Commentary: Deep deposits necessitate underground methods. Room and Pillar is a common and appropriate method for bedded deposits like coal where pillars can provide support.
Economic Development and Job Creation: Understanding mining method classification directly relates to the economic viability of mineral projects in Nigeria. Different methods have varying capital requirements, operating costs, and labor intensities. Surface mining methods (like quarrying for aggregates) create numerous jobs in construction and related industries in urban and peri-urban areas. Placer mining, while often artisanal, provides direct livelihoods for thousands in rural communities across Zamfara, Osun, and Plateau states. Underground mining, though more capital-intensive, supports highly skilled jobs and can unlock deeper, higher-value deposits that contribute to national revenue. Environmental Impact Assessment and Mitigation: Each mining method has distinct environmental footprints. Surface mining (e.g., open-pit, strip mining) causes significant land disturbance, habitat loss, and changes in topography, as seen in many quarry sites around major Nigerian cities or abandoned tin mines in Plateau. Placer mining can lead to river siltation and water pollution. Underground mining, while less disruptive to the surface, poses risks of ground subsidence and acid mine drainage. Knowledge of these classifications helps in conducting thorough environmental impact assessments (EIAs) and developing effective mitigation strategies to ensure sustainable mining practices and land reclamation in affected Nigerian communities.
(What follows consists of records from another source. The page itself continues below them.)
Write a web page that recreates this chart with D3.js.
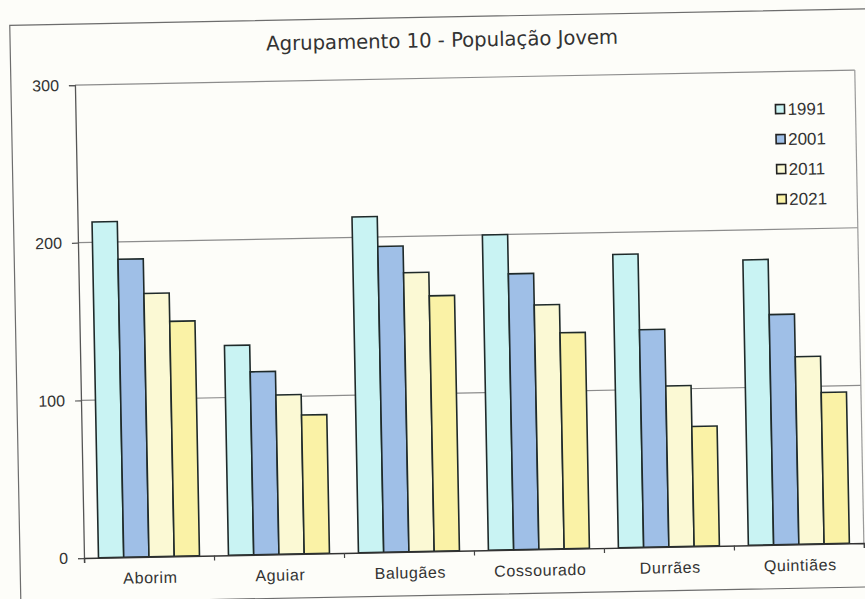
<!DOCTYPE html>
<html>
<head>
<meta charset="utf-8">
<script src="https://cdn.jsdelivr.net/npm/d3@7"></script>
<style>
  html, body { margin: 0; padding: 0; background: #fdfdf9; }
  svg { display: block; }
</style>
</head>
<body>
<div id="chart"></div>
<script>
const categories = ["Aborim", "Aguiar", "Balugães", "Cossourado", "Durrães", "Quintiães"];
const seriesNames = ["1991", "2001", "2011", "2021"];
const values1991 = [213, 133, 213, 200, 186, 181];
const values2001 = [189, 116, 194, 175, 138, 146];
const values2011 = [167, 101, 177, 155, 102, 119];
const values2021 = [149, 88, 162, 137, 76, 96];
const yTicks = [0, 100, 200, 300];
const titleText = "Agrupamento 10 - População Jovem";

const seriesValues = [values1991, values2001, values2011, values2021];
const colors = ["#c9f3f3", "#9fbfe7", "#fbf9d4", "#faf2a6"];

const W = 865, H = 599;
const plotLeft = 84, plotRight = 864, plotTop = 85, plotBottom = 558;

const svg = d3.select("#chart").append("svg")
  .attr("width", W).attr("height", H);

svg.append("rect").attr("width", W).attr("height", H).attr("fill", "#fdfdf9");

// the scanned chart is slightly rotated
const g = svg.append("g").attr("transform", `rotate(-1.1, ${plotLeft}, ${plotBottom})`);

// outer chart border
g.append("rect")
  .attr("x", 20).attr("y", 24).attr("width", 900).attr("height", 578)
  .attr("fill", "none").attr("stroke", "#6d6d6d").attr("stroke-width", 1.2);

const x0 = d3.scaleBand().domain(categories).range([plotLeft, plotRight])
  .paddingInner(0.223).paddingOuter(0.1115);
const x1 = d3.scaleBand().domain(seriesNames).range([0, x0.bandwidth()]);
const y = d3.scaleLinear().domain([0, 300]).range([plotBottom, plotTop]);

// gridlines
g.append("g").selectAll("line").data(yTicks.filter(d => d > 0)).join("line")
  .attr("x1", plotLeft).attr("x2", plotRight)
  .attr("y1", d => y(d)).attr("y2", d => y(d))
  .attr("stroke", "#8c8c8c").attr("stroke-width", 1.2);

// right plot border
g.append("line")
  .attr("x1", plotRight).attr("x2", plotRight).attr("y1", y(300)).attr("y2", y(0))
  .attr("stroke", "#9a9a9a").attr("stroke-width", 1.2);

// bars
const rows = [];
categories.forEach((c, i) => seriesNames.forEach((s, j) => rows.push({c, s, j, v: seriesValues[j][i]})));
g.append("g").selectAll("rect").data(rows).join("rect")
  .attr("x", d => x0(d.c) + x1(d.s))
  .attr("y", d => y(d.v))
  .attr("width", x1.bandwidth())
  .attr("height", d => y(0) - y(d.v))
  .attr("fill", d => colors[d.j])
  .attr("stroke", "#1f2a2a").attr("stroke-width", 1.6);

// y axis
const yAxis = g.append("g").attr("transform", `translate(${plotLeft},0)`)
  .call(d3.axisLeft(y).tickValues(yTicks).tickSize(6).tickPadding(10));
yAxis.select(".domain").attr("stroke", "#555").attr("stroke-width", 1.3);
yAxis.selectAll(".tick line").attr("stroke", "#555").attr("stroke-width", 1.2);
yAxis.selectAll(".tick text")
  .attr("font-family", "Liberation Sans, Arial, sans-serif")
  .attr("font-size", 16).attr("fill", "#333");

// x axis
const xIdx = d3.scaleLinear().domain([0, categories.length]).range([plotLeft, plotRight]);
const xAxis = g.append("g").attr("transform", `translate(0,${plotBottom})`)
  .call(d3.axisBottom(xIdx).tickValues(d3.range(0, categories.length + 1)).tickSize(5).tickFormat(""));
xAxis.select(".domain").attr("stroke", "#333").attr("stroke-width", 1.4);
xAxis.selectAll(".tick line").attr("stroke", "#444").attr("stroke-width", 1.2);

g.append("g").selectAll("text").data(categories).join("text")
  .attr("x", d => x0(d) + x0.bandwidth() / 2 + 1)
  .attr("y", plotBottom + 26.5)
  .attr("text-anchor", "middle")
  .attr("font-family", "Liberation Sans, Arial, sans-serif")
  .attr("font-size", 16).attr("letter-spacing", 0.6)
  .attr("fill", "#333")
  .text(d => d);

// title
g.append("text")
  .attr("x", 452).attr("y", 54)
  .attr("text-anchor", "middle")
  .attr("font-family", "DejaVu Sans Condensed, DejaVu Sans, sans-serif")
  .attr("font-size", 20)
  .attr("textLength", 352).attr("lengthAdjust", "spacingAndGlyphs")
  .attr("fill", "#333")
  .text(titleText);

// legend
const legend = g.append("g").selectAll("g").data(seriesNames).join("g")
  .attr("transform", (d, i) => `translate(784, ${122.5 + i * 30})`);
legend.append("rect")
  .attr("x", 0).attr("y", -4.5).attr("width", 9).attr("height", 9)
  .attr("fill", (d, i) => colors[i]).attr("stroke", "#222").attr("stroke-width", 1.6);
legend.append("text")
  .attr("x", 12).attr("y", 0).attr("dy", "0.36em")
  .attr("font-family", "Liberation Sans, Arial, sans-serif")
  .attr("font-size", 17).attr("fill", "#333")
  .text(d => d);
</script>
</body>
</html>
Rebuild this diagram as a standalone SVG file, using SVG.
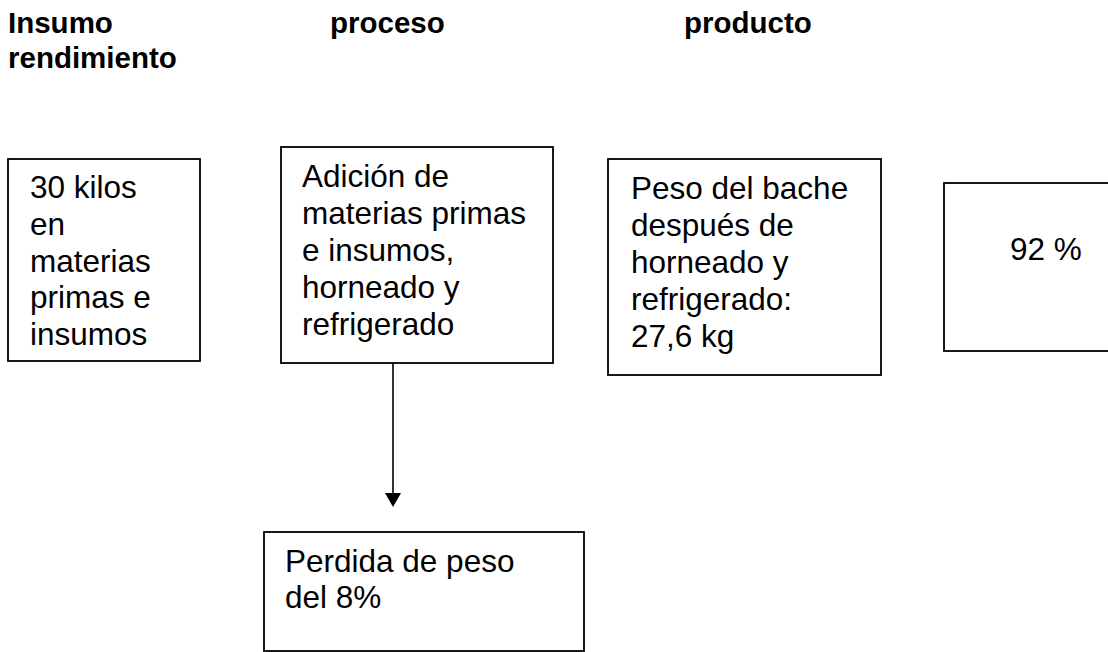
<svg xmlns="http://www.w3.org/2000/svg" width="1108" height="652" viewBox="0 0 1108 652">
<style>
.box{fill:#fff;stroke:#000;stroke-width:1.8}
.t{font-family:"Liberation Sans",Arial,sans-serif;font-size:31.5px;fill:#000}
.h{font-family:"Liberation Sans",Arial,sans-serif;font-size:29.5px;font-weight:bold;fill:#000}
.c{stroke:#000;stroke-width:1.6;fill:none}
</style>
<rect width="1108" height="652" fill="#fff"/>
<g id="headers">
<text class="h" x="8" y="33">Insumo</text>
<text class="h" x="8" y="68">rendimiento</text>
<text class="h" x="330" y="33">proceso</text>
<text class="h" x="684" y="33">producto</text>
</g>
<g id="insumo">
<rect class="box" x="8" y="159" width="192" height="202"/>
<text class="t" x="30" y="198">30 kilos</text>
<text class="t" x="30" y="235">en</text>
<text class="t" x="30" y="272">materias</text>
<text class="t" x="30" y="308">primas e</text>
<text class="t" x="30" y="345">insumos</text>
</g>
<g id="proceso">
<rect class="box" x="281" y="147" width="272" height="216"/>
<text class="t" x="302" y="187">Adición de</text>
<text class="t" x="302" y="224">materias primas</text>
<text class="t" x="302" y="261">e insumos,</text>
<text class="t" x="302" y="298">horneado y</text>
<text class="t" x="302" y="335">refrigerado</text>
</g>
<g id="producto">
<rect class="box" x="608" y="159" width="273" height="216"/>
<text class="t" x="631" y="199">Peso del bache</text>
<text class="t" x="631" y="236">después de</text>
<text class="t" x="631" y="273">horneado y</text>
<text class="t" x="631" y="310">refrigerado:</text>
<text class="t" x="631" y="347">27,6 kg</text>
</g>
<g id="rendimiento">
<rect class="box" x="944" y="183" width="170" height="168"/>
<text class="t" x="1010" y="260">92 %</text>
</g>
<g id="perdida">
<rect class="box" x="264" y="532" width="320" height="119"/>
<text class="t" x="285" y="572">Perdida de peso</text>
<text class="t" x="285" y="608">del 8%</text>
</g>
<g id="connectors">
<line class="c" x1="393" y1="363" x2="393" y2="494"/>
<polygon points="385,493 401,493 393,507" fill="#000"/>
</g>
</svg>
Resource Governance and Policy: The classification of mining methods informs government policies and regulations in Nigeria. For instance, specific environmental guidelines or safety protocols may be mandated for underground coal mines in Enugu compared to open-cast limestone operations in Kogi. Understanding the technical requirements of each method allows policymakers to set appropriate standards for licensing, operational safety, environmental protection, and post-mining land use, contributing to responsible governance of Nigeria's mineral wealth.